Já são quase dez horas da noite e o suor ainda escorre. As veias saltitam nos olhos, pescoço e braços, enquanto a coluna é prejudicada pela repetição de: agachar, ajoelhar, limpar... agachar, ajoelhar, limpar...
Me olho no espelho e o reflexo que vejo é: revolta, dor, solidão...
Sinto minha coluna voltar a queimar, e é uma dor daquelas de movimentos repetitivos.
Minhas mãos molhadas já não se misturam com o resto de meu corpo e eu permaneço intacta, com medo de sujar o chão que acabara de ser limpo pelo rodo nas mãos de outra mulher.
Hoje é sexta-feira, e para alguns o dia ainda está começando, porém nos olhos através daquele suor e rodo o dia é trajado de orações para que as horas de trabalho finalmente se acabem.

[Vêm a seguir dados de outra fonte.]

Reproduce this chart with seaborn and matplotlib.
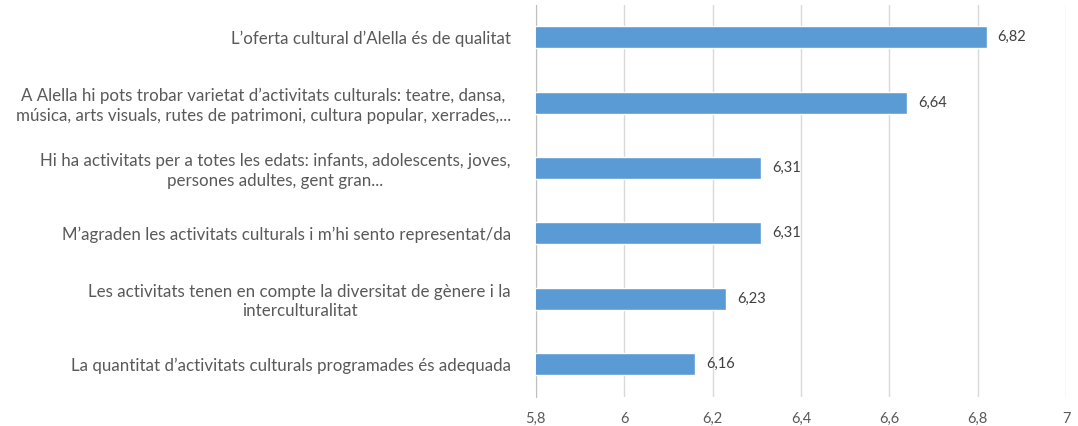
import pandas as pd
import seaborn as sns
import matplotlib.pyplot as plt
from matplotlib.ticker import FuncFormatter

labels = [
    "L\u2019oferta cultural d\u2019Alella és de qualitat",
    "A Alella hi pots trobar varietat d\u2019activitats culturals: teatre, dansa,\nmúsica, arts visuals, rutes de patrimoni, cultura popular, xerrades,...",
    "Hi ha activitats per a totes les edats: infants, adolescents, joves,\npersones adultes, gent gran...",
    "M\u2019agraden les activitats culturals i m\u2019hi sento representat/da",
    "Les activitats tenen en compte la diversitat de gènere i la\ninterculturalitat",
    "La quantitat d\u2019activitats culturals programades és adequada",
]
values = [6.82, 6.64, 6.31, 6.31, 6.23, 6.16]
ticks = [5.8, 6.0, 6.2, 6.4, 6.6, 6.8, 7.0]

sns.set_style("white")
plt.rcParams["font.family"] = ["Lato", "DejaVu Sans"]

df = pd.DataFrame({"label": labels, "value": values})

fig = plt.figure(figsize=(10.78, 4.26), dpi=100)
ax = fig.add_axes([0.497, 0.069, 0.492, 0.92])
sns.barplot(x="value", y="label", data=df, color="#5B9BD5", width=0.34,
            saturation=1, ax=ax, zorder=3)

ax.set_xlim(5.8, 7.0)
ax.set_xticks(ticks)
ax.xaxis.set_major_formatter(FuncFormatter(lambda v, p: f"{v:g}".replace(".", ",")))
ax.grid(axis="x", color="#d9d9d9", linewidth=1, zorder=0)
for s in ["top", "right", "bottom"]:
    ax.spines[s].set_visible(False)
ax.spines["left"].set_color("#bfbfbf")
ax.tick_params(axis="x", length=7, width=1, color="#d9d9d9", pad=4,
               labelsize=10.5, labelcolor="#595959")
ax.tick_params(axis="y", length=0, pad=18, labelsize=12.2, labelcolor="#595959")
for t in ax.get_yticklabels():
    t.set_multialignment("center")
    t.set_linespacing(1.25)
ax.set_xlabel("")
ax.set_ylabel("")

for i, v in enumerate(values):
    ax.text(v + 0.025, i, f"{v:.2f}".replace(".", ","), va="center", ha="left",
            fontsize=10.5, color="#404040")

fig.savefig("out.png", dpi=100)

Eu, negra e estudante, numa universidade privada, dominada por pessoas brancas, me senti o pano que lambia os ladrilhos de um banheiro feminino sujo. Aquela outra negra era eu, e meu reflexo no espelho era ela.
Mãos atadas e húmidas dirigiam-se novamente a sala de aula para estudar: Casa Grande e Senzala, de Gilberto Freyre. Irônico, não?
Segundo a história do Brasil, A Lei Áurea, oficialmente Lei Imperial n.º 3.353, sancionada em 13 de maio de em 1888 extinguiu a escravidão no Brasil.
24/03/2017. Uma mulher negra ás 21:53 da noite limpa o chão de uma universidade comandada por um homem branco. 21:56 da noite, uma mulher negra faz um comentário sobre o fato das relações sexuais no período colonial brasileiro terem sido consumados entre o homem branco e as mulheres negras, através de estupros, com a justificativa segundo estes homens que relações estas eram consumadas devido à escassez de mulheres brancas no período das grandes navegações.
Vemos aqui então, o inicio do famigerado machismo patriarcal na sociedade brasileira.
22:15 da noite, uma negra comenta com a outra:
- Se a gente ainda tivesse no período da escravidão, estaríamos fudidas!
As mãos secaram. O suor foi limpo nas mangas de um uniforme quente. E as diferenças se completaram e se uniram numa só negra. E nisso não há nenhuma ironia.